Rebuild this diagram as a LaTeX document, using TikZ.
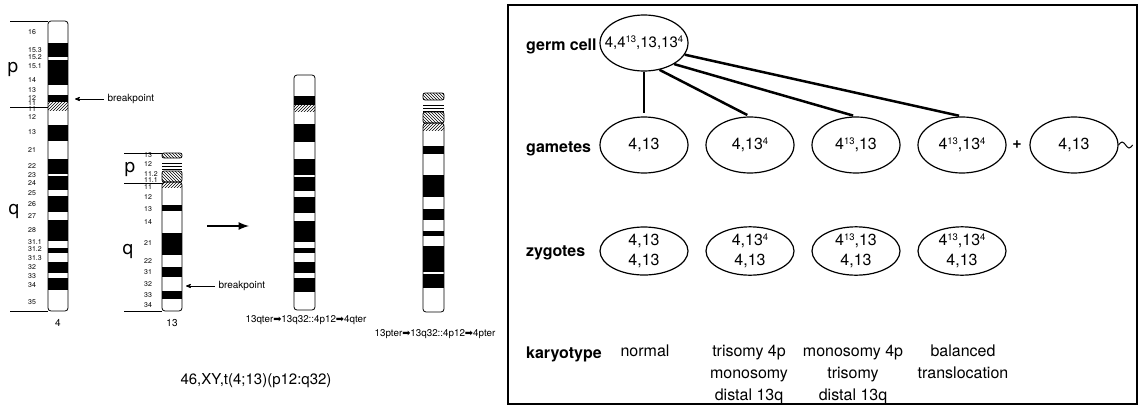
\documentclass[tikz,border=0pt]{standalone}
\usepackage{fontspec}
\setmainfont{TeX Gyre Heros}
\newfontfamily\symfont{DejaVu Sans}
\usetikzlibrary{arrows}
\usetikzlibrary{positioning}
\usetikzlibrary{patterns}
\usetikzlibrary{shapes.geometric}

\newcommand{\toarrow}{{\symfont ➡}}
\newcommand{\upidx}[1]{\raisebox{0.32em}{\fontsize{9.5}{10}\selectfont #1}}

\begin{document}
\begin{tikzpicture}[x=1pt,y=-1pt,>=stealth',node distance=106pt,
                    cell node/.style={ellipse,draw,line width=1.2pt,minimum width=88pt,minimum height=56pt,
                                      inner sep=0pt,align=center,font=\fontsize{16}{20}\selectfont},
                    zygote node/.style={cell node,minimum height=48pt},
                    row label/.style={anchor=base west,inner sep=0pt,font=\fontsize{16}{19}\selectfont\bfseries},
                    karyo text/.style={anchor=north,inner sep=0pt,align=center,font=\fontsize{16}{22}\selectfont},
                    band label/.style={anchor=west,inner sep=0pt,font=\fontsize{7}{8}\selectfont},
                    arm label/.style={inner sep=0pt,font=\fontsize{19}{22}\selectfont},
                    small text/.style={font=\fontsize{10}{12}\selectfont},
                    der label/.style={font=\fontsize{9.8}{11}\selectfont},
                    chrom/.style={line width=0.8pt,rounded corners=3pt},
                    connector/.style={-,line width=2.5pt,shorten >=3pt}]

  \useasboundingbox (0,0) rectangle (1144,410);

  % chromosome 4
  \foreach \t/\b in {43/57,60/85,95/102,125/141,159/174,176/190,196/212,220/241,248/253,262/273,278/290}
    \fill (48,\t) rectangle (68,\b);
  \fill[pattern=north east lines] (48,102) rectangle (68,110);
  \draw[chrom] (48,21) rectangle (68,311);
  \draw[line width=0.8pt] (10,21) -- (48,21) (10,107) -- (48,107) (10,311) -- (48,311);

  \foreach \y/\t [count=\i] in {32/16,50/15.3,57/15.2,66/15.1,80/14,90/13,98/12,103/11,109/11,117/12,132/13,
                                150/21,166/22,175/23,183/24,193/25,204/26,216/27,230/28,242/31.1,249/31.2,
                                258/31.3,267/32,276/33,285/34,302/35}
    \node[band label] (a\i) at (28,\y) {\t};

  \node[arm label] (p4) at (13,69) {p};
  \node[arm label] (q4) at (14,211) {q};
  \node[small text] (n4) at (58,323) {4};

  \node[small text,anchor=west] (bp4) at (104,99) {breakpoint};
  \coordinate (c4bp) at (75,99);
  \draw[->,line width=0.8pt] (bp4.west) -- (c4bp);

  % chromosome 13
  \draw[chrom,rounded corners=2pt,pattern=north west lines] (162,153) rectangle (182,158);
  \foreach \y in {163,166,169}
    \draw[line width=0.8pt] (162,\y) -- (182,\y);
  \draw[chrom,rounded corners=2pt,pattern=north west lines] (162,171) rectangle (182,182);
  \foreach \t/\b in {205/211,233/255,267/277,291/299}
    \fill (162,\t) rectangle (182,\b);
  \fill[pattern=north east lines] (162,182) rectangle (182,187);
  \draw[chrom] (162,182) rectangle (182,311);
  \draw[line width=0.8pt] (124,153) -- (162,153) (124,183) -- (162,183) (124,311) -- (162,311);

  \foreach \y/\t [count=\i] in {155/13,164/12,174/11.2,180/11.1,187/11,197/12,209/13,222/14,243/21,
                                261/22,272/31,284/32,295/33,305/34}
    \node[band label] (b\i) at (144,\y) {\t};

  \node[arm label] (p13) at (130,169) {p};
  \node[arm label] (q13) at (128,251) {q};
  \node[small text] (n13) at (172,323) {13};

  \node[small text,anchor=west] (bp13) at (215,286) {breakpoint};
  \coordinate (c13bp) at (186,286);
  \draw[->,line width=0.8pt] (bp13.west) -- (c13bp);

  \coordinate (ta) at (207,226);
  \coordinate (tb) at (249,226);
  \draw[-latex,line width=2.5pt] (ta) -- (tb);

  % derivative 4
  \foreach \t/\b in {96/105,124/142,159/175,177/191,197/213,221/242,248/253,262/273,278/292}
    \fill (294,\t) rectangle (315,\b);
  \fill[pattern=north east lines] (294,105) rectangle (315,111);
  \draw[chrom] (294,75) rectangle (315,310);
  \node[der label] (d4) at (306,320) {13qter\toarrow13q32::4p12\toarrow4qter};

  % derivative 13
  \draw[chrom,rounded corners=2pt,pattern=north west lines] (423,93) rectangle (444,100);
  \foreach \y in {105,108,111}
    \draw[line width=0.8pt] (423,\y) -- (444,\y);
  \draw[chrom,rounded corners=2pt,pattern=north west lines] (423,112) rectangle (444,123);
  \foreach \t/\b in {146/154,175/197,209/220,231/236,246/272,274/288}
    \fill (423,\t) rectangle (444,\b);
  \fill[pattern=north east lines] (423,123) rectangle (444,130);
  \draw[chrom] (423,123) rectangle (444,312);
  \node[der label] (d13) at (435,334) {13pter\toarrow13q32::4p12\toarrow4pter};

  \node[font=\fontsize{15}{18}\selectfont] (kt) at (256,381) {46,XY,t(4;13)(p12:q32)};

  % segregation panel
  \draw[line width=2pt] (508,5) rectangle (1137,404);

  \node[row label] (lgerm) at (526,50) {germ cell};
  \node[row label] (lgam) at (526,152) {gametes};
  \node[row label] (lzyg) at (526,256) {zygotes};
  \node[row label] (lkar) at (526,358) {karyotype};

  \node[cell node,font=\fontsize{15}{18}\selectfont] (germ) at (644,43)
    {\makebox[0pt]{4,4\upidx{13},13,13\upidx{4}}};

  \node[cell node] (g1) at (644,145) {4,13};
  \node[cell node] (g2) [right of=g1] {4,13\upidx{4}};
  \node[cell node] (g3) [right of=g2] {4\upidx{13},13};
  \node[cell node] (g4) [right of=g3] {4\upidx{13},13\upidx{4}};
  \node[font=\fontsize{16}{19}\selectfont\bfseries] (plus) at (1017,145) {+};
  \node[cell node] (g5) [right of=g4, node distance=112pt] {4,13};

  \node[zygote node] (z1) [below of=g1] {4,13\\4,13};
  \node[zygote node] (z2) [right of=z1] {4,13\upidx{4}\\4,13};
  \node[zygote node] (z3) [right of=z2] {4\upidx{13},13\\4,13};
  \node[zygote node] (z4) [right of=z3] {4\upidx{13},13\upidx{4}\\4,13};

  \node[karyo text] (k1) at (645,345) {normal};
  \node[karyo text] (k2) at (749,345) {trisomy 4p\\monosomy\\distal 13q};
  \node[karyo text] (k3) at (853,345) {monosomy 4p\\trisomy\\distal 13q};
  \node[karyo text] (k4) at (963,345) {balanced\\translocation};

  \draw[connector]
  	(germ.south) edge (g1.north)
  	(germ.-60) edge (g2.north)
  	(germ.-35) edge (g3.north)
  	(germ.-16) edge (g4.north)
  	;

  \draw[line width=1pt] (g5.east) sin ++(3.5,-3) cos ++(3.5,3) sin ++(3.5,3) cos ++(3.5,-3);
\end{tikzpicture}
\end{document}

What to work on: Begin at the top of the material above and output each line exactly, stopping after the line that holds "(10,311) -- (48,311);". Leave out pictures.

Written response:
Rebuild this diagram as a LaTeX document, using TikZ.
\documentclass[tikz,border=0pt]{standalone}
\usepackage{fontspec}
\setmainfont{TeX Gyre Heros}
\newfontfamily\symfont{DejaVu Sans}
\usetikzlibrary{arrows}
\usetikzlibrary{positioning}
\usetikzlibrary{patterns}
\usetikzlibrary{shapes.geometric}

\newcommand{\toarrow}{{\symfont ➡}}
\newcommand{\upidx}[1]{\raisebox{0.32em}{\fontsize{9.5}{10}\selectfont #1}}

\begin{document}
\begin{tikzpicture}[x=1pt,y=-1pt,>=stealth',node distance=106pt,
                    cell node/.style={ellipse,draw,line width=1.2pt,minimum width=88pt,minimum height=56pt,
                                      inner sep=0pt,align=center,font=\fontsize{16}{20}\selectfont},
                    zygote node/.style={cell node,minimum height=48pt},
                    row label/.style={anchor=base west,inner sep=0pt,font=\fontsize{16}{19}\selectfont\bfseries},
                    karyo text/.style={anchor=north,inner sep=0pt,align=center,font=\fontsize{16}{22}\selectfont},
                    band label/.style={anchor=west,inner sep=0pt,font=\fontsize{7}{8}\selectfont},
                    arm label/.style={inner sep=0pt,font=\fontsize{19}{22}\selectfont},
                    small text/.style={font=\fontsize{10}{12}\selectfont},
                    der label/.style={font=\fontsize{9.8}{11}\selectfont},
                    chrom/.style={line width=0.8pt,rounded corners=3pt},
                    connector/.style={-,line width=2.5pt,shorten >=3pt}]

  \useasboundingbox (0,0) rectangle (1144,410);

  % chromosome 4
  \foreach \t/\b in {43/57,60/85,95/102,125/141,159/174,176/190,196/212,220/241,248/253,262/273,278/290}
    \fill (48,\t) rectangle (68,\b);
  \fill[pattern=north east lines] (48,102) rectangle (68,110);
  \draw[chrom] (48,21) rectangle (68,311);
  \draw[line width=0.8pt] (10,21) -- (48,21) (10,107) -- (48,107) (10,311) -- (48,311);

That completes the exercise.